Short exercise —
Write out the listing beneath this instruction in its entirety, exactly as it reads.

--- begin Data excerpt ---

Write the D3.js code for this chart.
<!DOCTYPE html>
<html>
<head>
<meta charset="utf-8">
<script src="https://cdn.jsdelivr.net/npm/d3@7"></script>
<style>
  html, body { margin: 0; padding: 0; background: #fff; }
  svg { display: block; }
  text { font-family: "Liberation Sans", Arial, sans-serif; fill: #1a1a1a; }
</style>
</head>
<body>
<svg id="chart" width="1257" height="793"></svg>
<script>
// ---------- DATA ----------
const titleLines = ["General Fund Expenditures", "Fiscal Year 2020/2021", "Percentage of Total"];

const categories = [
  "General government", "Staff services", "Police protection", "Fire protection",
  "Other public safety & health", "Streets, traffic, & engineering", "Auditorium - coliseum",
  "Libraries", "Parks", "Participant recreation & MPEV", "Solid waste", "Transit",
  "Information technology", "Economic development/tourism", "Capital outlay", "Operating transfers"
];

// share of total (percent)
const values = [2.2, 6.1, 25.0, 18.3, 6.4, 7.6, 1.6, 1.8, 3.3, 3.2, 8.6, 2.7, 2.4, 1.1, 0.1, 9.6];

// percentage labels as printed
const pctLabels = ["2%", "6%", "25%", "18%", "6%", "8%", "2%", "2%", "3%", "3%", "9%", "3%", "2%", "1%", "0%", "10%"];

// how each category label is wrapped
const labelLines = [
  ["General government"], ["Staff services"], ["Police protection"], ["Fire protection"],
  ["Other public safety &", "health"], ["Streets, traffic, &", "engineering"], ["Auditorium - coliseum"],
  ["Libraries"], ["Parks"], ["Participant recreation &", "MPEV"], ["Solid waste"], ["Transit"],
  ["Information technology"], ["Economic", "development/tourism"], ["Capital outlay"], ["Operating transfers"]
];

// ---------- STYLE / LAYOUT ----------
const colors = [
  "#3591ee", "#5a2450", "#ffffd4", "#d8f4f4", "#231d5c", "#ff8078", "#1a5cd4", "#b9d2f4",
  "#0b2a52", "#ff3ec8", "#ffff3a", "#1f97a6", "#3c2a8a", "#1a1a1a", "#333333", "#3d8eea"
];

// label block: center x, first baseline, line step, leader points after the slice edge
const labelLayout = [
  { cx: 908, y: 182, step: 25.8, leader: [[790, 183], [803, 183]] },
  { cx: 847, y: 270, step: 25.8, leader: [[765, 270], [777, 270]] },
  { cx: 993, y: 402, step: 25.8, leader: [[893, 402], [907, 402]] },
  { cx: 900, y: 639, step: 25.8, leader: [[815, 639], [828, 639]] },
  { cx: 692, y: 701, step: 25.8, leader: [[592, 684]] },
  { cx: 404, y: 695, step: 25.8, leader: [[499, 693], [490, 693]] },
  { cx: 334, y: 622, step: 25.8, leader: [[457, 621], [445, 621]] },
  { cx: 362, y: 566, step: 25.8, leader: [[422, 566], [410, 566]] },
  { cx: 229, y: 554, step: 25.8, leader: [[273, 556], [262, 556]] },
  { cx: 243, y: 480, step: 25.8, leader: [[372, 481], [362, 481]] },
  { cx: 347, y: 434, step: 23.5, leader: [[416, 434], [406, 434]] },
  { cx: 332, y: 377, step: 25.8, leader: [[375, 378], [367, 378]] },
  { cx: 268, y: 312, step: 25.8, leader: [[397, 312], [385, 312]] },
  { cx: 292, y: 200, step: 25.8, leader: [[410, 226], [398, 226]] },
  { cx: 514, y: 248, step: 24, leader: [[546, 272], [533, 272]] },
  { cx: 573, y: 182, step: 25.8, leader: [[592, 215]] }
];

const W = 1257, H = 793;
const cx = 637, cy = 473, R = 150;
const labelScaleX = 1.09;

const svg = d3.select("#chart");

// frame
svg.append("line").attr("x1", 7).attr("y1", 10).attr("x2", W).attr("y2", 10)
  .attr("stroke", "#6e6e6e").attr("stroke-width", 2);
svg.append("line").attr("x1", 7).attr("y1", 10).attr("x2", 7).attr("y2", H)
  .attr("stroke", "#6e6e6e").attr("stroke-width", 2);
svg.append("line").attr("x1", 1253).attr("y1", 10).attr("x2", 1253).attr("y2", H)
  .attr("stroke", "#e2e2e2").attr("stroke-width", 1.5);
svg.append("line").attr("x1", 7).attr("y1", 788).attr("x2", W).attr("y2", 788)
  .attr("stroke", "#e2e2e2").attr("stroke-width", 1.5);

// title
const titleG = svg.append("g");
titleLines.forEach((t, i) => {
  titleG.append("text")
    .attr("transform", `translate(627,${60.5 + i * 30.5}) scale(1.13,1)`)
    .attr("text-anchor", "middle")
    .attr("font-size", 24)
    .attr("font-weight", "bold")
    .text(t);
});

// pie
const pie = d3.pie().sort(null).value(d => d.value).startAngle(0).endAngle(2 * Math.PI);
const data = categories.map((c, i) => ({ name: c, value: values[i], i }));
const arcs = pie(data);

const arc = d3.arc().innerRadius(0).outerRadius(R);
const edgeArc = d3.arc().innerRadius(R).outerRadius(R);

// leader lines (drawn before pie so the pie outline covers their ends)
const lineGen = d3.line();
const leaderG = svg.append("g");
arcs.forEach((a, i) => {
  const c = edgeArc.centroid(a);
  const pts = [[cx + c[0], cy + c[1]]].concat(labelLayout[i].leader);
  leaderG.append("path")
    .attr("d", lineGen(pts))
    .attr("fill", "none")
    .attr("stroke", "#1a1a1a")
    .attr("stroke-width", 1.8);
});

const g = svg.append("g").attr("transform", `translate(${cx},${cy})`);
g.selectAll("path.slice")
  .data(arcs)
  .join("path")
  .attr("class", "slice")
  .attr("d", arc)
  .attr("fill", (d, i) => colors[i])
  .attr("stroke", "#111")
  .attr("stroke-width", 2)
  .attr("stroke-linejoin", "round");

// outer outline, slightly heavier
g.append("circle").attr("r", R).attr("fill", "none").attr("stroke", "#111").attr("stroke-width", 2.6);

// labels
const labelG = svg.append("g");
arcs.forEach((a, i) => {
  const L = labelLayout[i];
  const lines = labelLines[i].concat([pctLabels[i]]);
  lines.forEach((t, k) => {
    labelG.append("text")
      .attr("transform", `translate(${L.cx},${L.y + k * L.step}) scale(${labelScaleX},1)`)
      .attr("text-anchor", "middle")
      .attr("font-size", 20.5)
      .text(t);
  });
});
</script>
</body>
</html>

--- end Data excerpt ---

Finished answer —
Write the D3.js code for this chart.
<!DOCTYPE html>
<html>
<head>
<meta charset="utf-8">
<script src="https://cdn.jsdelivr.net/npm/d3@7"></script>
<style>
  html, body { margin: 0; padding: 0; background: #fff; }
  svg { display: block; }
  text { font-family: "Liberation Sans", Arial, sans-serif; fill: #1a1a1a; }
</style>
</head>
<body>
<svg id="chart" width="1257" height="793"></svg>
<script>
// ---------- DATA ----------
const titleLines = ["General Fund Expenditures", "Fiscal Year 2020/2021", "Percentage of Total"];

const categories = [
  "General government", "Staff services", "Police protection", "Fire protection",
  "Other public safety & health", "Streets, traffic, & engineering", "Auditorium - coliseum",
  "Libraries", "Parks", "Participant recreation & MPEV", "Solid waste", "Transit",
  "Information technology", "Economic development/tourism", "Capital outlay", "Operating transfers"
];

// share of total (percent)
const values = [2.2, 6.1, 25.0, 18.3, 6.4, 7.6, 1.6, 1.8, 3.3, 3.2, 8.6, 2.7, 2.4, 1.1, 0.1, 9.6];

// percentage labels as printed
const pctLabels = ["2%", "6%", "25%", "18%", "6%", "8%", "2%", "2%", "3%", "3%", "9%", "3%", "2%", "1%", "0%", "10%"];

// how each category label is wrapped
const labelLines = [
  ["General government"], ["Staff services"], ["Police protection"], ["Fire protection"],
  ["Other public safety &", "health"], ["Streets, traffic, &", "engineering"], ["Auditorium - coliseum"],
  ["Libraries"], ["Parks"], ["Participant recreation &", "MPEV"], ["Solid waste"], ["Transit"],
  ["Information technology"], ["Economic", "development/tourism"], ["Capital outlay"], ["Operating transfers"]
];

// ---------- STYLE / LAYOUT ----------
const colors = [
  "#3591ee", "#5a2450", "#ffffd4", "#d8f4f4", "#231d5c", "#ff8078", "#1a5cd4", "#b9d2f4",
  "#0b2a52", "#ff3ec8", "#ffff3a", "#1f97a6", "#3c2a8a", "#1a1a1a", "#333333", "#3d8eea"
];

// label block: center x, first baseline, line step, leader points after the slice edge
const labelLayout = [
  { cx: 908, y: 182, step: 25.8, leader: [[790, 183], [803, 183]] },
  { cx: 847, y: 270, step: 25.8, leader: [[765, 270], [777, 270]] },
  { cx: 993, y: 402, step: 25.8, leader: [[893, 402], [907, 402]] },
  { cx: 900, y: 639, step: 25.8, leader: [[815, 639], [828, 639]] },
  { cx: 692, y: 701, step: 25.8, leader: [[592, 684]] },
  { cx: 404, y: 695, step: 25.8, leader: [[499, 693], [490, 693]] },
  { cx: 334, y: 622, step: 25.8, leader: [[457, 621], [445, 621]] },
  { cx: 362, y: 566, step: 25.8, leader: [[422, 566], [410, 566]] },
  { cx: 229, y: 554, step: 25.8, leader: [[273, 556], [262, 556]] },
  { cx: 243, y: 480, step: 25.8, leader: [[372, 481], [362, 481]] },
  { cx: 347, y: 434, step: 23.5, leader: [[416, 434], [406, 434]] },
  { cx: 332, y: 377, step: 25.8, leader: [[375, 378], [367, 378]] },
  { cx: 268, y: 312, step: 25.8, leader: [[397, 312], [385, 312]] },
  { cx: 292, y: 200, step: 25.8, leader: [[410, 226], [398, 226]] },
  { cx: 514, y: 248, step: 24, leader: [[546, 272], [533, 272]] },
  { cx: 573, y: 182, step: 25.8, leader: [[592, 215]] }
];

const W = 1257, H = 793;
const cx = 637, cy = 473, R = 150;
const labelScaleX = 1.09;

const svg = d3.select("#chart");

// frame
svg.append("line").attr("x1", 7).attr("y1", 10).attr("x2", W).attr("y2", 10)
  .attr("stroke", "#6e6e6e").attr("stroke-width", 2);
svg.append("line").attr("x1", 7).attr("y1", 10).attr("x2", 7).attr("y2", H)
  .attr("stroke", "#6e6e6e").attr("stroke-width", 2);
svg.append("line").attr("x1", 1253).attr("y1", 10).attr("x2", 1253).attr("y2", H)
  .attr("stroke", "#e2e2e2").attr("stroke-width", 1.5);
svg.append("line").attr("x1", 7).attr("y1", 788).attr("x2", W).attr("y2", 788)
  .attr("stroke", "#e2e2e2").attr("stroke-width", 1.5);

// title
const titleG = svg.append("g");
titleLines.forEach((t, i) => {
  titleG.append("text")
    .attr("transform", `translate(627,${60.5 + i * 30.5}) scale(1.13,1)`)
    .attr("text-anchor", "middle")
    .attr("font-size", 24)
    .attr("font-weight", "bold")
    .text(t);
});

// pie
const pie = d3.pie().sort(null).value(d => d.value).startAngle(0).endAngle(2 * Math.PI);
const data = categories.map((c, i) => ({ name: c, value: values[i], i }));
const arcs = pie(data);

const arc = d3.arc().innerRadius(0).outerRadius(R);
const edgeArc = d3.arc().innerRadius(R).outerRadius(R);

// leader lines (drawn before pie so the pie outline covers their ends)
const lineGen = d3.line();
const leaderG = svg.append("g");
arcs.forEach((a, i) => {
  const c = edgeArc.centroid(a);
  const pts = [[cx + c[0], cy + c[1]]].concat(labelLayout[i].leader);
  leaderG.append("path")
    .attr("d", lineGen(pts))
    .attr("fill", "none")
    .attr("stroke", "#1a1a1a")
    .attr("stroke-width", 1.8);
});

const g = svg.append("g").attr("transform", `translate(${cx},${cy})`);
g.selectAll("path.slice")
  .data(arcs)
  .join("path")
  .attr("class", "slice")
  .attr("d", arc)
  .attr("fill", (d, i) => colors[i])
  .attr("stroke", "#111")
  .attr("stroke-width", 2)
  .attr("stroke-linejoin", "round");

// outer outline, slightly heavier
g.append("circle").attr("r", R).attr("fill", "none").attr("stroke", "#111").attr("stroke-width", 2.6);

// labels
const labelG = svg.append("g");
arcs.forEach((a, i) => {
  const L = labelLayout[i];
  const lines = labelLines[i].concat([pctLabels[i]]);
  lines.forEach((t, k) => {
    labelG.append("text")
      .attr("transform", `translate(${L.cx},${L.y + k * L.step}) scale(${labelScaleX},1)`)
      .attr("text-anchor", "middle")
      .attr("font-size", 20.5)
      .text(t);
  });
});
</script>
</body>
</html>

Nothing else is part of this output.